(A block of data)
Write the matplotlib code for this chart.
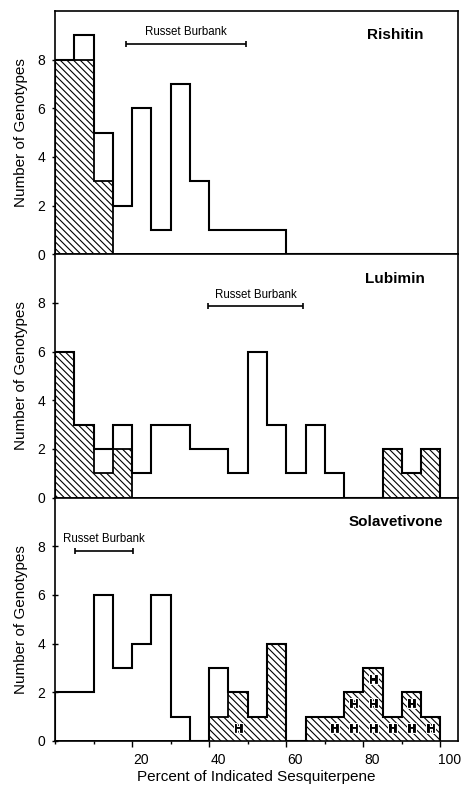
import matplotlib
matplotlib.use("Agg")
import matplotlib.pyplot as plt
import matplotlib.patheffects as pe
from matplotlib.ticker import MultipleLocator
from matplotlib.transforms import ScaledTranslation
import numpy as np

plt.rcParams['font.family'] = ['Liberation Sans', 'DejaVu Sans']
plt.rcParams['hatch.linewidth'] = 0.8
plt.rcParams['hatch.color'] = 'black'

# --- dados (classes de 5 %) ---
bin_edges = list(range(0, 101, 5))

rishitin_total = [8, 9, 5, 2, 6, 1, 7, 3, 1, 1, 1, 1, 0, 0, 0, 0, 0, 0, 0, 0]
rishitin_hatched = [8, 8, 3, 0, 0, 0, 0, 0, 0, 0, 0, 0, 0, 0, 0, 0, 0, 0, 0, 0]

lubimin_total = [6, 3, 2, 3, 1, 3, 3, 2, 2, 1, 6, 3, 1, 3, 1, 0, 0, 2, 1, 2]
lubimin_hatched = [6, 3, 1, 2, 0, 0, 0, 0, 0, 0, 0, 0, 0, 0, 0, 0, 0, 2, 1, 2]

solav_total = [2, 2, 6, 3, 4, 6, 1, 0, 3, 2, 1, 4, 0, 1, 1, 2, 3, 1, 2, 1]
solav_hatched = [0, 0, 0, 0, 0, 0, 0, 0, 1, 2, 1, 4, 0, 1, 1, 2, 3, 1, 2, 1]
solav_H = [0, 0, 0, 0, 0, 0, 0, 0, 0, 1, 0, 0, 0, 0, 1, 2, 3, 1, 2, 1]

compounds = ["Rishitin", "Lubimin", "Solavetivone"]
totals = [rishitin_total, lubimin_total, solav_total]
hatched = [rishitin_hatched, lubimin_hatched, solav_hatched]

# faixa do Russet Burbank (inicio, fim, altura)
rb_lo = [18.4, 39.8, 5.2]
rb_hi = [49.6, 64.4, 20.2]
rb_y = [8.65, 7.86, 7.8]

fig, axes = plt.subplots(3, 1, figsize=(4.62, 7.86), dpi=100, sharex=True)
fig.subplots_adjust(left=0.119, right=0.991, bottom=0.0573, top=0.986, hspace=0)

for ax, name, tot, hat, lo, hi, yb in zip(axes, compounds, totals, hatched, rb_lo, rb_hi, rb_y):
    ax.stairs(hat, bin_edges, fill=True, facecolor='white', edgecolor='black',
              hatch='\\\\\\\\\\', linewidth=1.3, zorder=2)
    ax.stairs(tot, bin_edges, color='black', linewidth=1.5, zorder=3)

    mid = (lo + hi) / 2
    ax.errorbar(mid, yb, xerr=(hi - lo) / 2, color='black', lw=1.2,
                capsize=2.5, capthick=1.2, fmt='none')
    ax.text(mid, yb + 0.48, "Russet Burbank", ha='center', va='center', fontsize=8.3)

    ax.text(0.845, 0.9, name, transform=ax.transAxes, ha='center', va='center',
            fontsize=11, fontweight='bold')

    ax.set_xlim(0, 104.5)
    ax.set_ylim(0, 10)
    ax.set_yticks([0, 2, 4, 6, 8])
    ax.set_ylabel("Number of Genotypes", fontsize=11, labelpad=7)
    ax.xaxis.set_major_locator(MultipleLocator(20))
    ax.xaxis.set_minor_locator(MultipleLocator(10))
    ax.tick_params(axis='x', which='major', direction='out', length=4.5, width=1, labelsize=10, pad=4)
    ax.tick_params(axis='x', which='minor', direction='out', length=2.5, width=1)
    ax.tick_params(axis='y', direction='inout', length=4, width=1, labelsize=10, pad=5)
    for sp in ax.spines.values():
        sp.set_linewidth(1.2)

# marcas "H" nas celulas
ax3 = axes[2]
for i, n in enumerate(solav_H):
    xc = (bin_edges[i] + bin_edges[i + 1]) / 2
    for k in range(n):
        ax3.text(xc, k + 0.5, "H", ha='center', va='center', fontsize=8.5,
                 fontweight='bold', zorder=4,
                 path_effects=[pe.withStroke(linewidth=2.2, foreground='white'),
                               pe.Stroke(linewidth=0.6, foreground='black'),
                               pe.Normal()])

ax3.set_xticks([20, 40, 60, 80, 100])
ax3.set_xlabel("Percent of Indicated Sesquiterpene", fontsize=11, labelpad=2)
offset = ScaledTranslation(9 / 100, 0, fig.dpi_scale_trans)
for lab in ax3.get_xticklabels():
    lab.set_transform(lab.get_transform() + offset)

fig.savefig("out.png", dpi=100)
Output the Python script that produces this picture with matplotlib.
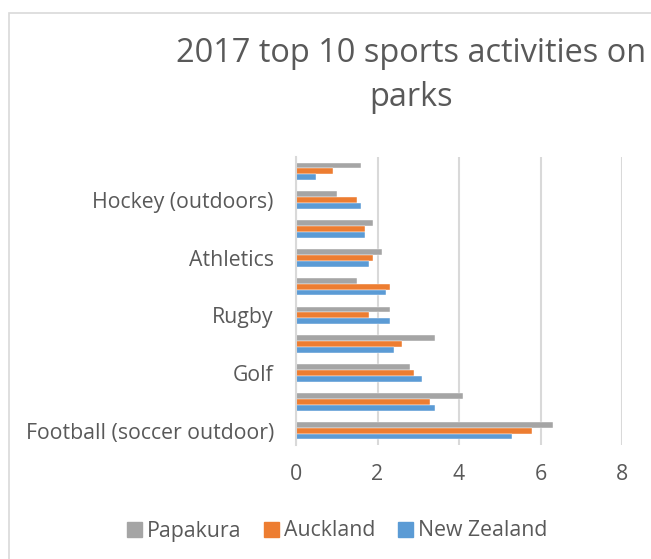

* _Exercise prompt_
Print, exactly as written, the lines above from the first one to the one containing "bin_edges = list(range(0, 101, 5))". Leave out pictures.

* _Task output_
Write the matplotlib code for this chart.
import matplotlib
matplotlib.use("Agg")
import matplotlib.pyplot as plt
import matplotlib.patheffects as pe
from matplotlib.ticker import MultipleLocator
from matplotlib.transforms import ScaledTranslation
import numpy as np

plt.rcParams['font.family'] = ['Liberation Sans', 'DejaVu Sans']
plt.rcParams['hatch.linewidth'] = 0.8
plt.rcParams['hatch.color'] = 'black'

# --- dados (classes de 5 %) ---
bin_edges = list(range(0, 101, 5))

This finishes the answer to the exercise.